Thursday, March 23, 2023

Citizen contractors force Govt to unbundle multibillion projects

The government is said to have bowed to pressure from local citizen contractors and is unbundling some of the large projects worth billions of Pula into smaller packages for award to citizen contractors.

Information reaching Sunday Standard is that government and citizen contractors have been holding meetings aimed at coming up with long term solutions as to how the government “could support local contractors to avoid their collapse”.

Reports indicate that despite a booming construction industry in Botswana, which accounts for 7 percent of GDP, the government faces a backlash from local business people over its perceived bias in favour of Chinese construction firms.

A total of 24 Chinese businesses, in the past, have been awarded lucrative government contracts for major infrastructural projectsÔÇöthey are building highways, hospitals and stadiums and refurbishing the airports in Gaborone and Francistown.

Tshipidi Badiri Builders Association (TBBA), a consortium of local contractors, has been actively advocating not only for citizen empowerment but also for the revamping of the construction industry through policy and structural changes.

“Finally the Government is succumbing to our pressure,” said Chris Gofhamodimo, the Association’s Chairman, this week.

Gofhamodimo said they have been preaching the idea (of unbundling projects) for ages, long before the mega projects were carried out, and had it been done on these mega projects, local industry would have benefited substantially and would have not sustained such a hard knock.

“On a positive note, we can say it’s never too late and maybe, just maybe, this is an opportune moment and we must brace ourselves to seize it,” he said.

Speaking at this year’s Construction Pitso, Minister Johnnie Swartz said that unbundling of large projects into packages had been done in large scale on maintenance projects and, to a limited extent, for development projects as the ministry did not have any new mega projects.

The projects included Mogoditshane Senior Secondary School staff housing and Block 10 police staff housing projects. The Minister also said MIST had adopted a four-year prolonged approach to address the issue of maintenance of completed facilities, which had been a challenge over the years.

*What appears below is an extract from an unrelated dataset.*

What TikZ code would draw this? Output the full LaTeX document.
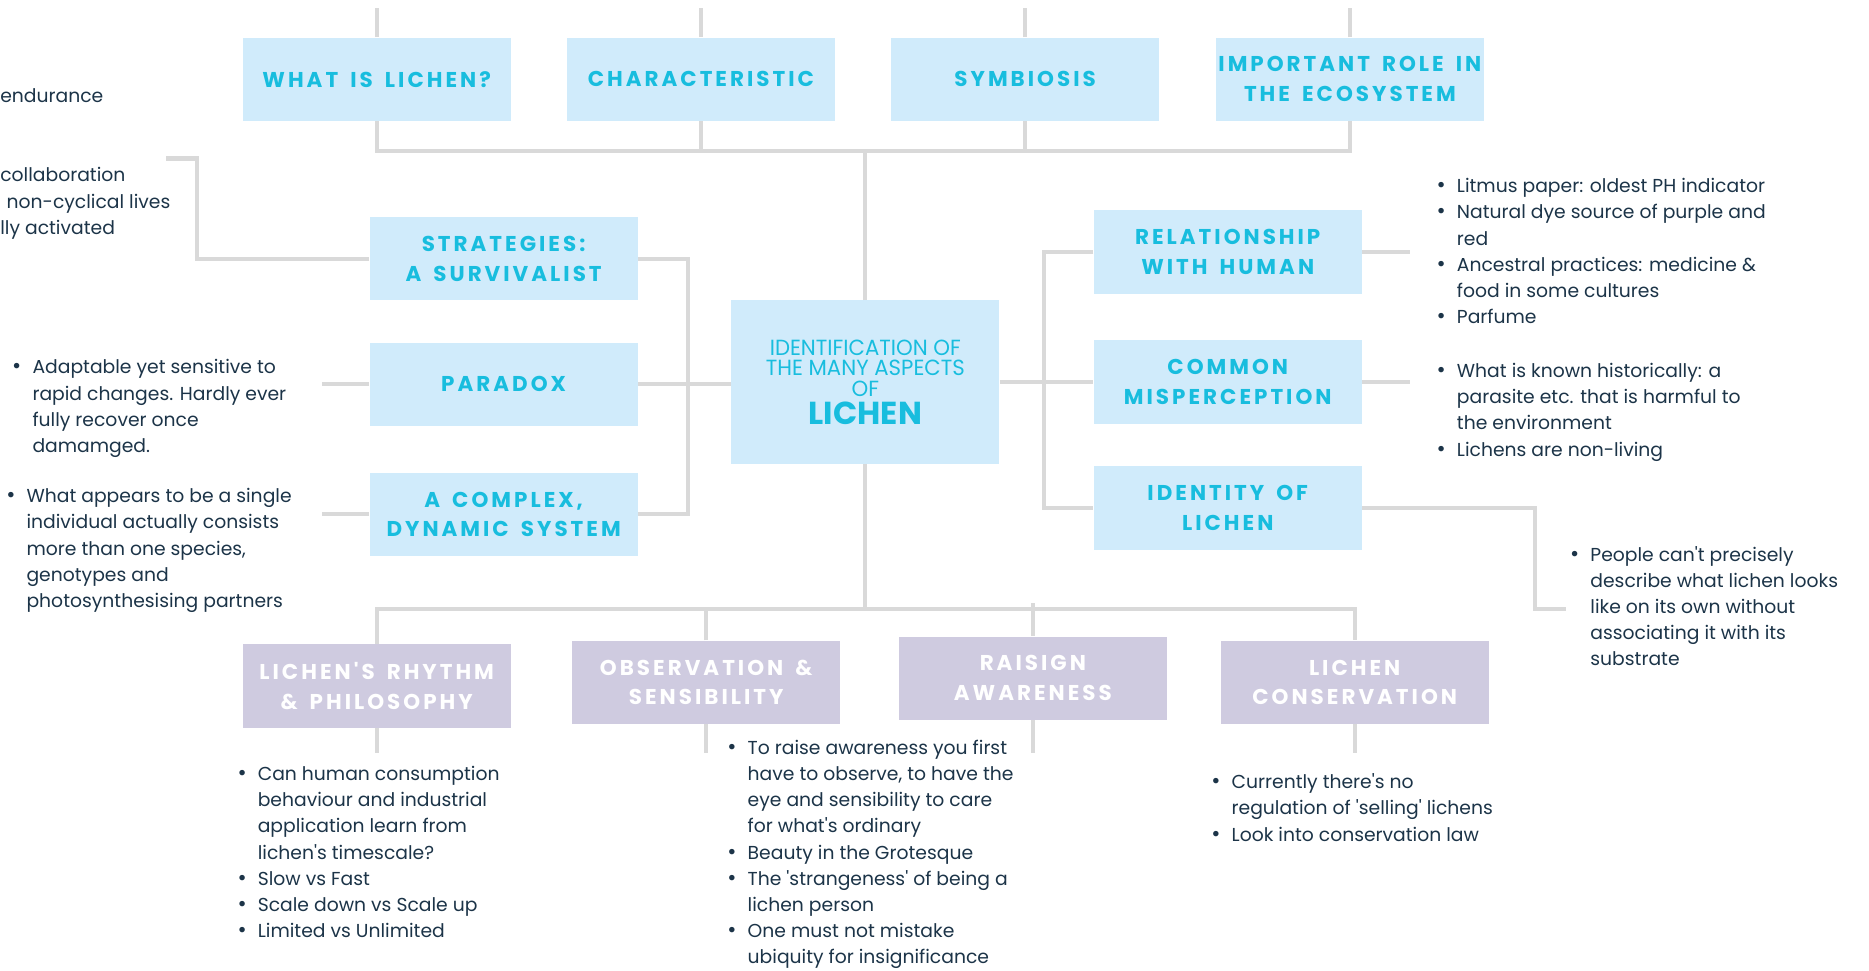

On challenges that are still being faced by local contractors, Gofhamodimo said “the industry is very fragile at the moment; with no work available, the local contractors have suffered a big knock, especially that were excluded in the mega projects at the benefit of international contractors”.

“With the recent developments as was reported by the Minister, we can now say the government has now come to her senses and realized that she cannot solve the challenges without taking the stakeholders on board,” said Gofhamodimo.